I’m not a good audience for those who question the safety or efficacy of vaccines currently available to guard against COVID-19 infection, because in 1952 — before a vaccine for polio was available — I was crippled. And, decades since, I am among the one third of us who in our mid-forties discovered we are suffering from post-polio syndrome, an untreatable degenerative condition characterized by pain, shortness of breath and increasing immobility causing many of us to reconsider the mixed blessing of survival.

Had I been able to postpone the disease for a couple of years to receive the Salk or Sabin vaccines, my life would have been entirely different. Although several years of therapy returned the use of my legs, the lifelong disability of surviving polio has been punctuated by gradually increasing immobility that is likely to return me from the cane I now use to a compromise more severe: a walker, then wheelchair.

Nevertheless, I’ve listened to the arguments against vaccination — the fictions (mostly) and the relatively modest (but real) side effects. But in spite of slight fevers and headaches, none have died from COVID-19 vaccination, as did a number of children from a batch of the Salk vaccine which — due to improper processing — afflicted 40,000 children with “abortive polio” (characterized by symptoms similar to current vaccination side effects), paralyzed 51 and killed five. Nevertheless, since no one knew whether having polio was protection against contracting it again (it was not, as there were discovered to be three variants), when the Salk vaccine was made available at Garvanza Elementary School, my parents had me stand in line. Because —as with COVID-19 — families as much as victims were caught in the arc of polio infection, and mine did not wish again to roll the dice.

Of those of us who were crippled by polio, about the same number are still alive as have died from COVID-19. And of the 500,000 polio survivors in the United States, 150,000 of us now suffer post-polio syndrome. I have corresponded with a cross-section of them, and none of us know of any of us who are anti-vaxxers. Because, as polio survivor and vaccine advocate Minda Dentler explains, we have experienced the preventable consequences. Not just of vaccines being unavailable, but of ourselves being unavailable to vaccination.

We see in COVID-19 a mirror image of the disease we survived: Although COVID-19 is most likely to debilitate or kill the elderly — as polio more afflicted the young — COVID-19 is believed likely to result in lifelong disability, as many “long-haulers” already are discovering.

The polio pandemic — through disciplined vaccination — has been eradicated throughout most of the world. And as a result, even anti-vaxxers are relatively safe in the U.S., which finally was declared “polio free” — in 1979, nearly 30 years after the polio vaccines went into worldwide distribution.

Dr.

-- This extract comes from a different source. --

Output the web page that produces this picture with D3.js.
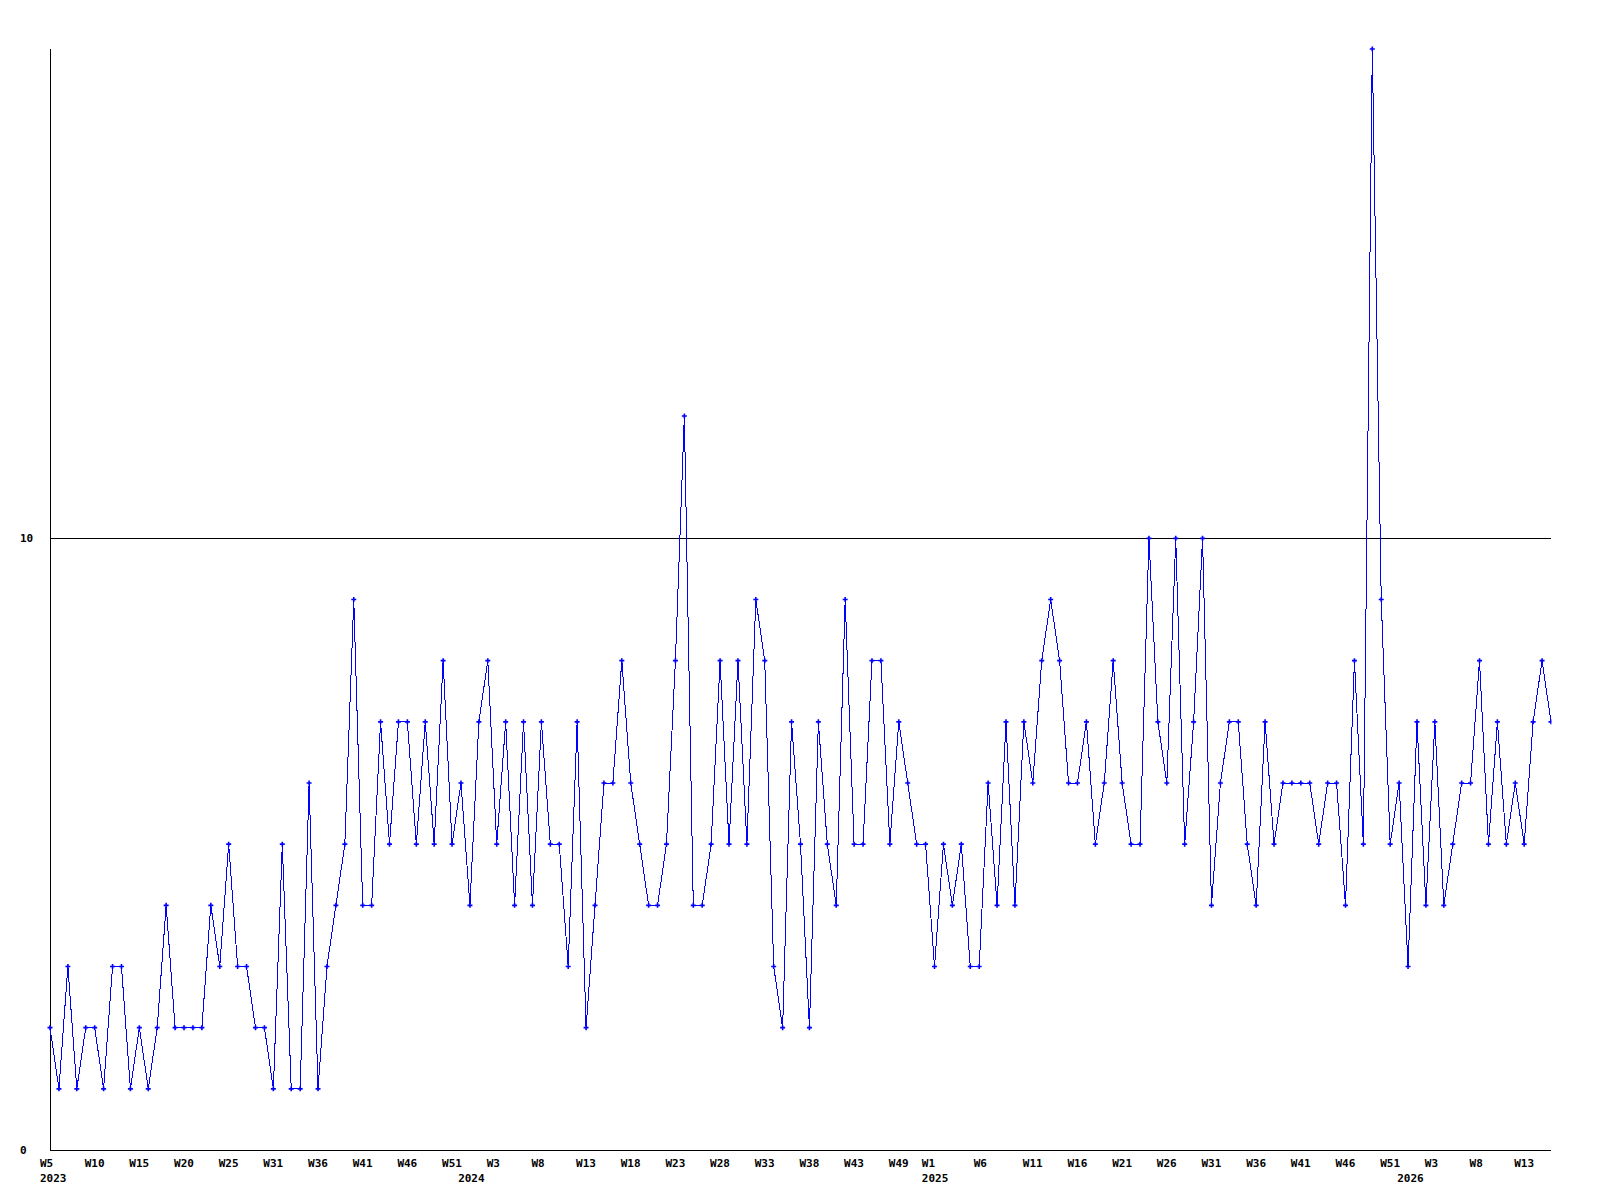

Anthony Fauci and other epidemiologists advise that until vaccines are available to the entire world, COVID-19 will continue to be a threat to all citizens of the world. And because of variants — five of which have been discovered in Houston, where the mask mandate was just discontinued throughout Texas — even the vaccinated will not be entirely safe.

Which is why when I recently saw Utah Gov. Spencer Cox giggling his way through a press conference, holding the mask he should have been wearing and chortling: “I’m not gonna be wearing this on the Fourth of July, and I’m gonna be in a parade somewhere,” I thought, “He never had polio … and he doesn’t know squat about how long pandemics hold on … or how long we have to hold on to defeat them for all of us.”

Clifton Jolley

Clifton Jolley, Ph.D., is president of Advent Communications, Ogden.